England

Was Capello right to give England captaincy back to Terry?

You can back England at 1.4840/85 and Wales at 8.88/1 in Saturday's Euro 2012 qualifier in Cardiff. But, in mean time, do you think Fabio Capello was right to reappoint John Terry as England captain. Max Liu and Jamie Pacheco argue the toss.

Yes (Max Liu)


Fabio Capello was right to re-appoint John Terry as England captain because there are no other strong candidates for the job.

Rio Ferdinand could have been a cool, modern captain but his injury problems make him a liability. Last summer, I hoped Steven Gerrard would rise to the captaincy and take the World Cup by storm but, rather than solve the strange case of Gerrard's international woes, captaincy compounded them. Frank Lampard? Do we really need another public school boy leading the country?

Great teams need continuity. We can't have the armband tossed around the dressing room. Remember when that happened under Sven? Philip Neville ended up leading England for half a match. This country can't afford any more dodgy 45 minute claims.

Speaking of which, a compelling argument has been made, both by Terry and Vanessa Peroncel, that the personal misdemeanors that led to him being stripped of the captaincy, didn't actually happen. Obviously, I can't know either way but I do think that what is more than a shadow of a doubt should be taken into consideration.

Terry might have been the victim of a miscarriage of justice while Vanessa might have a strong case for a defamation case against pretty much every branch of the British media. We may find Terry a dislikable character but justice isn't about what or who we like. It's about, err, justice.

The England team needs winners and, like him or loathe him (and nobody should ever really loathe a footballer), Terry is a winner. He's led Chelsea to two Premier League titles, three FA Cups and a Champions League final. The remaining candidates for the captaincy -Wayne Rooney, Ashley Cole, Lampard - don't even captain their club sides.

After the scandal broke last year, a tabloid published pictures of Terry and his wife which captured the couple as what they were: two frightened animals of limited intelligence. This was real exposure. JT looked thoroughly dispossessed, it was like seeing who he would have become had he not been extremely good at playing football.

The photographs showed me that Terry cares deeply about the England football team and I remembered them four months later when he slid across the turf like an upended penguin to make a goal-saving block in England's World Cup match against Slovenia. That was the highlight of a miserable campaign and proof that Terry should still have been captain.

No (Jamie Pacheco)

Since when has a football captaincy been so important?

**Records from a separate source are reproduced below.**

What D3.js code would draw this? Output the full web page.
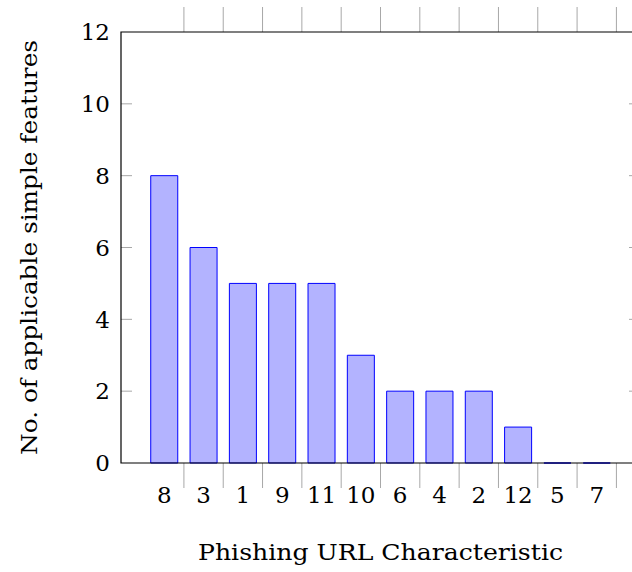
<!DOCTYPE html>
<html>
<head>
<meta charset="utf-8">
<script src="https://cdn.jsdelivr.net/npm/d3@7"></script>
<style>
  body { margin: 0; background: #fff; }
  svg { display: block; font-family: "DejaVu Serif", serif; }
</style>
</head>
<body>
<svg width="632" height="572"></svg>
<script>
var categories = ["8", "3", "1", "9", "11", "10", "6", "4", "2", "12", "5", "7"];
var counts = [8, 6, 5, 5, 5, 3, 2, 2, 2, 1, 0, 0];
var yTicks = [0, 2, 4, 6, 8, 10, 12];

var svg = d3.select("svg")
var mLeft = 121, mRight = 640, mTop = 32, mBottom = 463;

var x = d3.scaleLinear().domain([-1.1, categories.length + 0.1]).range([mLeft, mRight]);
var y = d3.scaleLinear().domain([0, 12]).range([mBottom, mTop]);
var barW = 0.687;

var tickColor = "#a8a8a8";
var fontSize = 23;

// bars (path so zero bars still show as a line)
svg.selectAll("path.bar")
    .data(counts)
    .enter()
  .append("path")
    .attr("class", "bar")
    .attr("d", function(d, i) {
      var x0 = x(i - barW / 2), x1 = x(i + barW / 2);
      return "M" + x0 + "," + y(0) + "H" + x1 + "V" + y(d) + "H" + x0 + "Z";
    })
    .style("fill", "#b3b3ff")
    .style("stroke", "#0000ff")
    .style("stroke-width", 1);

// category separators, top and bottom, outward
var seps = d3.range(categories.length).map(function(i) { return i + 0.5; });
svg.selectAll("line.sepTop")
    .data(seps)
    .enter()
  .append("line")
    .attr("class", "sepTop")
    .attr("x1", function(d) { return x(d); })
    .attr("x2", function(d) { return x(d); })
    .attr("y1", mTop - 25)
    .attr("y2", mTop)
    .style("stroke", tickColor)
    .style("stroke-width", 1);
svg.selectAll("line.sepBot")
    .data(seps)
    .enter()
  .append("line")
    .attr("class", "sepBot")
    .attr("x1", function(d) { return x(d); })
    .attr("x2", function(d) { return x(d); })
    .attr("y1", mBottom)
    .attr("y2", mBottom + 25)
    .style("stroke", tickColor)
    .style("stroke-width", 1);

// y ticks, inward on both sides
yTicks.slice(1, -1).forEach(function(t) {
  svg.append("line")
      .attr("x1", mLeft).attr("x2", mLeft + 11)
      .attr("y1", y(t)).attr("y2", y(t))
      .style("stroke", tickColor);
  svg.append("line")
      .attr("x1", mRight - 11).attr("x2", mRight)
      .attr("y1", y(t)).attr("y2", y(t))
      .style("stroke", tickColor);
})

// axis frame
svg.append("path")
    .attr("d", "M" + mRight + "," + mTop + "H" + mLeft + "V" + mBottom + "H" + mRight)
    .style("fill", "none")
    .style("stroke", "#000")
    .style("stroke-width", 1.2);

// tick labels
svg.selectAll("text.ylab")
    .data(yTicks)
    .enter()
  .append("text")
    .attr("class", "ylab")
    .attr("x", 110)
    .attr("y", function(d) { return y(d); })
    .attr("dy", "0.36em")
    .attr("text-anchor", "end")
    .style("font-size", fontSize + "px")
    .text(function(d) { return d; });

svg.selectAll("text.xlab")
    .data(categories)
    .enter()
  .append("text")
    .attr("class", "xlab")
    .attr("x", function(d, i) { return x(i); })
    .attr("y", 503)
    .attr("text-anchor", "middle")
    .style("font-size", fontSize + "px")
    .text(function(d) { return d; });

// axis titles
svg.append("text")
    .attr("x", (mLeft + mRight) / 2)
    .attr("y", 560)
    .attr("text-anchor", "middle")
    .attr("textLength", 365)
    .attr("lengthAdjust", "spacingAndGlyphs")
    .style("font-size", "23px")
    .text("Phishing URL Characteristic");

svg.append("text")
    .attr("transform", "translate(37," + ((mTop + mBottom) / 2) + ") rotate(-90)")
    .attr("text-anchor", "middle")
    .attr("textLength", 415)
    .attr("lengthAdjust", "spacingAndGlyphs")
    .style("font-size", "23px")
    .text("No. of applicable simple features");
</script>
</body>
</html>
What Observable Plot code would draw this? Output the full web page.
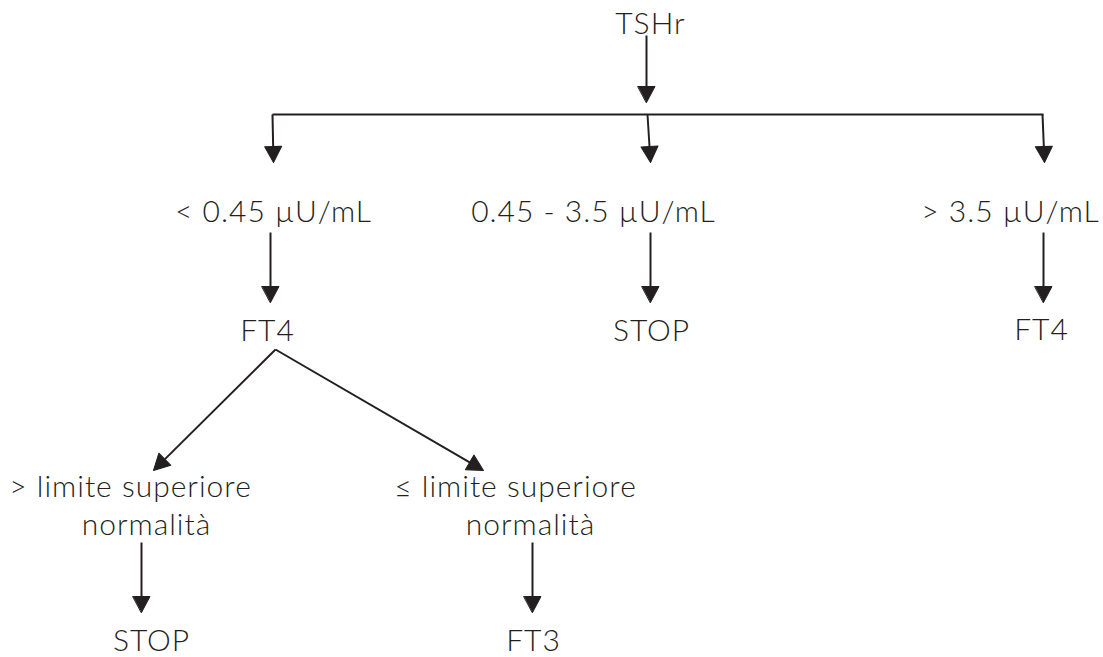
<!DOCTYPE html>
<html>
<head>
<meta charset="utf-8">
<script src="https://cdn.jsdelivr.net/npm/d3@7"></script>
<script src="https://cdn.jsdelivr.net/npm/@observablehq/plot@0.6"></script>
<style>
  html, body { margin: 0; padding: 0; background: #fff; }
  #chart svg { display: block; }
  #chart svg text { letter-spacing: 1px; }
</style>
</head>
<body>
<div id="chart"></div>
<script>
// Diagram node labels (one entry per text line) and their diagram positions
const labelText = ["TSHr", "< 0.45 µU/mL", "0.45 - 3.5 µU/mL", "> 3.5 µU/mL", "FT4", "STOP", "FT4",
  "> limite superiore", "normalità", "≤ limite superiore", "normalità", "STOP", "FT3"];
const labelX = [650, 273, 593, 1010, 267, 651, 1041, 130, 146, 515, 530, 151, 533];
const labelY = [33, 221, 221, 221, 340, 340, 339, 496, 534, 496, 534, 650, 650];

// Connector bar (no head)
const barX = [272, 1043];
const barY = [114, 114];

// Arrows: start and tip points in diagram units
const arrowX1 = [646, 272, 647, 1042, 270, 650, 1043, 275, 275, 141, 532];
const arrowY1 = [35, 114, 114, 114, 232, 232, 232, 349, 349, 542, 542];
const arrowX2 = [646, 273, 650, 1044, 270, 650, 1043, 153, 483, 141, 532];
const arrowY2 = [102, 162, 162, 162, 302, 302, 302, 470, 470, 612, 612];

const W = 1103, H = 657;
const ink = "#231f20";
const font = "Lato, 'Open Sans', sans-serif";

const labels = labelText.map((t, i) => ({text: t, x: labelX[i], y: labelY[i]}));
const arrows = arrowX1.map((x1, i) => ({
  x1, y1: arrowY1[i], x2: arrowX2[i], y2: arrowY2[i],
  angle: Math.atan2(arrowX2[i] - x1, -(arrowY2[i] - arrowY1[i])) * 180 / Math.PI
}));
const bar = [{x1: barX[0], y1: barY[0], x2: barX[1], y2: barY[1]}];

const headLen = 16, headHalf = 8.5;
const triangleHead = {
  draw(context, l, r) {
    context.moveTo(0, -l);
    context.lineTo(-r, 0);
    context.lineTo(r, 0);
    context.closePath();
  }
};

const chart = Plot.plot({
  width: W,
  height: H,
  margin: 0,
  x: {domain: [0, W], range: [0, W], axis: null},
  y: {domain: [0, H], range: [0, H], axis: null},
  style: {background: "#fff", fontFamily: font},
  marks: [
    Plot.link(bar, {x1: "x1", y1: "y1", x2: "x2", y2: "y2", stroke: ink, strokeWidth: 2}),
    Plot.link(arrows, {
      x1: "x1", y1: "y1",
      x2: d => d.x2 - (headLen - 2) * Math.sin(d.angle * Math.PI / 180),
      y2: d => d.y2 + (headLen - 2) * Math.cos(d.angle * Math.PI / 180),
      stroke: ink, strokeWidth: 2
    }),
    Plot.vector(arrows, {
      x: "x2", y: "y2", rotate: "angle", length: headLen, r: headHalf,
      anchor: "end", shape: triangleHead, fill: ink, stroke: ink, strokeWidth: 1
    }),
    Plot.text(labels, {
      x: "x", y: "y", text: "text", textAnchor: "middle", lineAnchor: "bottom",
      fontSize: 30, fontWeight: 300, fill: ink, fontFamily: font
    })
  ]
});
document.getElementById("chart").appendChild(chart);
</script>
</body>
</html>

Since when has calling heads or tails, wearing an armband promoting the latest meaningless FA or FIFA campaign or occasionally chatting to the referee become so crucial to a team's success? This is football after all, not Test Match cricket or rugby.

How many captains in footballing history have really made such a difference by being great captains? I'll give you Franz Beckenbauer and Diego Maradona and I'll be really kind and give you Johann Cruyff and Franco Baresi too, but I'm struggling after that.

I hope for Fabio Capello's sake John Terry goes out and plays an absolute blinder for England over the next year or so and is so brave and inspirational that his team-mates follow suit. Because that's the only way he will be vindicated.

Vindicated for making Rio Ferdinand consider retiring from international football, upsetting Steven Gerrard (who like the Manchester United defender committed no crime other than being injury-prone) and all the club team-mates of those two who also feature for England.

The move may well split the dressing room in two but perhaps as significantly, it's shown a side of Fabio Capello we would never have expected up to now. The same man who takes pride in ruling with an iron fist, banning WAGs and mobile phones and insists on punctuality like an Etonian school master, has gone back on his word, and shown himself to be indecisive. There are those who will argue he's shown strength by making a decision unpopular with players, the Media and fans but I'd argue he's shown himself to be weak. He's accepted that perhaps JT has more power in the dressing room than the manager rather than standing up for himself and reminding everyone of who's in charge.

Is it a case of 'keep your friends close and your enemies closer' perhaps? If it is, Terry is an enemy the Italian could do without altogether. At 30 and with a creaking body of his own from numerous ailments he certainly doesn't represent the future and I'm not even sure he should even make the team on merit as a player. He may be brave and strong in the air but he's slow and easily turned. Terry's return to the captaincy is a huge mistake for the short-term future of the England team but the consequences may go far further than that.